■ **DATASET EXCERPT**:

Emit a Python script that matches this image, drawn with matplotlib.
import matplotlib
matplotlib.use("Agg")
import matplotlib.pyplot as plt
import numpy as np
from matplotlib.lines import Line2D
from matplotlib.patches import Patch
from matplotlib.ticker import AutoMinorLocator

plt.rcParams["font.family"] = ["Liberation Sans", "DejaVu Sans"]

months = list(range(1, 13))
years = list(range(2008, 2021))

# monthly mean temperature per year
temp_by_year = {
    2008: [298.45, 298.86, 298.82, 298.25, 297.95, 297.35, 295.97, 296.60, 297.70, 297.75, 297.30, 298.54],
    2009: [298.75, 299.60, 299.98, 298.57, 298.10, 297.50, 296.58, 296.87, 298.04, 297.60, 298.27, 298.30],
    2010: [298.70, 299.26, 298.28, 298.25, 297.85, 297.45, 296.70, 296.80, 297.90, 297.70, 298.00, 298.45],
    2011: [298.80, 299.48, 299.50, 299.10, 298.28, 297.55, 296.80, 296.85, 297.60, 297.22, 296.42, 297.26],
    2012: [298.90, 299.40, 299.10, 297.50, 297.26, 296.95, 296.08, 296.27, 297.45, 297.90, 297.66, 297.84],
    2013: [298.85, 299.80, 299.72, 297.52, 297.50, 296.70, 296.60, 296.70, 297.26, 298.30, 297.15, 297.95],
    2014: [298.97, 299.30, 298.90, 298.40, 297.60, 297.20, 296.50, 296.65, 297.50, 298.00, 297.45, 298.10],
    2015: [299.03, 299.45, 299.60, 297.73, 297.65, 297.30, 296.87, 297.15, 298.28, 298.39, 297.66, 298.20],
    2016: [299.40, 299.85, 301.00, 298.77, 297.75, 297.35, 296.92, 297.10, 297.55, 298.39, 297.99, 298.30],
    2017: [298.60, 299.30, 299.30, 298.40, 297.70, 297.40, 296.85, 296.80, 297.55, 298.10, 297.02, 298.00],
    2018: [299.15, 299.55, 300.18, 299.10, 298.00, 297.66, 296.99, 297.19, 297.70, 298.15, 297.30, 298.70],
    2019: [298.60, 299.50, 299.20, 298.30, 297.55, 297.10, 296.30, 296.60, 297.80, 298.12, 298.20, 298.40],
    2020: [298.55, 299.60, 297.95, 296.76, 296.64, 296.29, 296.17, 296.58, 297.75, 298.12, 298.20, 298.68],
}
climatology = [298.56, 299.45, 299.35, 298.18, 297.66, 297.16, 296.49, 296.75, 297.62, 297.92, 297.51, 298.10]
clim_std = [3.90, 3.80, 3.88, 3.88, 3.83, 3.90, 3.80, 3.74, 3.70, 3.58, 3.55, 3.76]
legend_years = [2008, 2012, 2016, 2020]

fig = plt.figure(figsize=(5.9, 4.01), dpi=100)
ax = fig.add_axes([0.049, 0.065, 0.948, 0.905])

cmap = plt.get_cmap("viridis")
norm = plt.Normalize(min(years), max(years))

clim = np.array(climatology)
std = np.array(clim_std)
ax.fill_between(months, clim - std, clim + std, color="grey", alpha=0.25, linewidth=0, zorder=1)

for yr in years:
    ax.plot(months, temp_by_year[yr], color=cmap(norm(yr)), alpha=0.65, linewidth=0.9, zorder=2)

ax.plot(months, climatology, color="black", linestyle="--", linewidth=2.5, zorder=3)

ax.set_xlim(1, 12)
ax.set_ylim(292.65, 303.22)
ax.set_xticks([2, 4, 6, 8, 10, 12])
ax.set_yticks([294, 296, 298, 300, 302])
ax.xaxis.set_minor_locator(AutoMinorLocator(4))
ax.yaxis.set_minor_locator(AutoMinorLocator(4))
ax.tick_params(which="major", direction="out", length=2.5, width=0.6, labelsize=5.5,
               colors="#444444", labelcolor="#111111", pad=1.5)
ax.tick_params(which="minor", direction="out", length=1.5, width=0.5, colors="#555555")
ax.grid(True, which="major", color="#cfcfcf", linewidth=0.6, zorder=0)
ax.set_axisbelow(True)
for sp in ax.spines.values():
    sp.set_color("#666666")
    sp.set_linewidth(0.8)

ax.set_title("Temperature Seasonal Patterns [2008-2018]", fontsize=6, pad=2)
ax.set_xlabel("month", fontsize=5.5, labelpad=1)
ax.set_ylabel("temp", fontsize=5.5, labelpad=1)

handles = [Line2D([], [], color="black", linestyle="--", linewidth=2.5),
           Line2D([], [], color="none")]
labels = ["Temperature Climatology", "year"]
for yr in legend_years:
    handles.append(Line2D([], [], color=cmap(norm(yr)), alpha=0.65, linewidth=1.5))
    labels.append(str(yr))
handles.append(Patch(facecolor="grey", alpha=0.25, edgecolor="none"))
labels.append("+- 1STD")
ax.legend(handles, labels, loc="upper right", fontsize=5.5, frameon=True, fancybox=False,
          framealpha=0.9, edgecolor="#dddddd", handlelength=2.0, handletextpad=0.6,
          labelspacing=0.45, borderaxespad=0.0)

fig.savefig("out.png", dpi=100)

■ **EXERCISE GOAL**:
Write out exactly, please, the lines beginning at the start of the material and ending with the line that holds "ax = fig.add_axes([0.049, 0.065, 0.948, 0.905])", both included.

■ **TASK RESPONSE**:
Emit a Python script that matches this image, drawn with matplotlib.
import matplotlib
matplotlib.use("Agg")
import matplotlib.pyplot as plt
import numpy as np
from matplotlib.lines import Line2D
from matplotlib.patches import Patch
from matplotlib.ticker import AutoMinorLocator

plt.rcParams["font.family"] = ["Liberation Sans", "DejaVu Sans"]

months = list(range(1, 13))
years = list(range(2008, 2021))

# monthly mean temperature per year
temp_by_year = {
    2008: [298.45, 298.86, 298.82, 298.25, 297.95, 297.35, 295.97, 296.60, 297.70, 297.75, 297.30, 298.54],
    2009: [298.75, 299.60, 299.98, 298.57, 298.10, 297.50, 296.58, 296.87, 298.04, 297.60, 298.27, 298.30],
    2010: [298.70, 299.26, 298.28, 298.25, 297.85, 297.45, 296.70, 296.80, 297.90, 297.70, 298.00, 298.45],
    2011: [298.80, 299.48, 299.50, 299.10, 298.28, 297.55, 296.80, 296.85, 297.60, 297.22, 296.42, 297.26],
    2012: [298.90, 299.40, 299.10, 297.50, 297.26, 296.95, 296.08, 296.27, 297.45, 297.90, 297.66, 297.84],
    2013: [298.85, 299.80, 299.72, 297.52, 297.50, 296.70, 296.60, 296.70, 297.26, 298.30, 297.15, 297.95],
    2014: [298.97, 299.30, 298.90, 298.40, 297.60, 297.20, 296.50, 296.65, 297.50, 298.00, 297.45, 298.10],
    2015: [299.03, 299.45, 299.60, 297.73, 297.65, 297.30, 296.87, 297.15, 298.28, 298.39, 297.66, 298.20],
    2016: [299.40, 299.85, 301.00, 298.77, 297.75, 297.35, 296.92, 297.10, 297.55, 298.39, 297.99, 298.30],
    2017: [298.60, 299.30, 299.30, 298.40, 297.70, 297.40, 296.85, 296.80, 297.55, 298.10, 297.02, 298.00],
    2018: [299.15, 299.55, 300.18, 299.10, 298.00, 297.66, 296.99, 297.19, 297.70, 298.15, 297.30, 298.70],
    2019: [298.60, 299.50, 299.20, 298.30, 297.55, 297.10, 296.30, 296.60, 297.80, 298.12, 298.20, 298.40],
    2020: [298.55, 299.60, 297.95, 296.76, 296.64, 296.29, 296.17, 296.58, 297.75, 298.12, 298.20, 298.68],
}
climatology = [298.56, 299.45, 299.35, 298.18, 297.66, 297.16, 296.49, 296.75, 297.62, 297.92, 297.51, 298.10]
clim_std = [3.90, 3.80, 3.88, 3.88, 3.83, 3.90, 3.80, 3.74, 3.70, 3.58, 3.55, 3.76]
legend_years = [2008, 2012, 2016, 2020]

fig = plt.figure(figsize=(5.9, 4.01), dpi=100)
ax = fig.add_axes([0.049, 0.065, 0.948, 0.905])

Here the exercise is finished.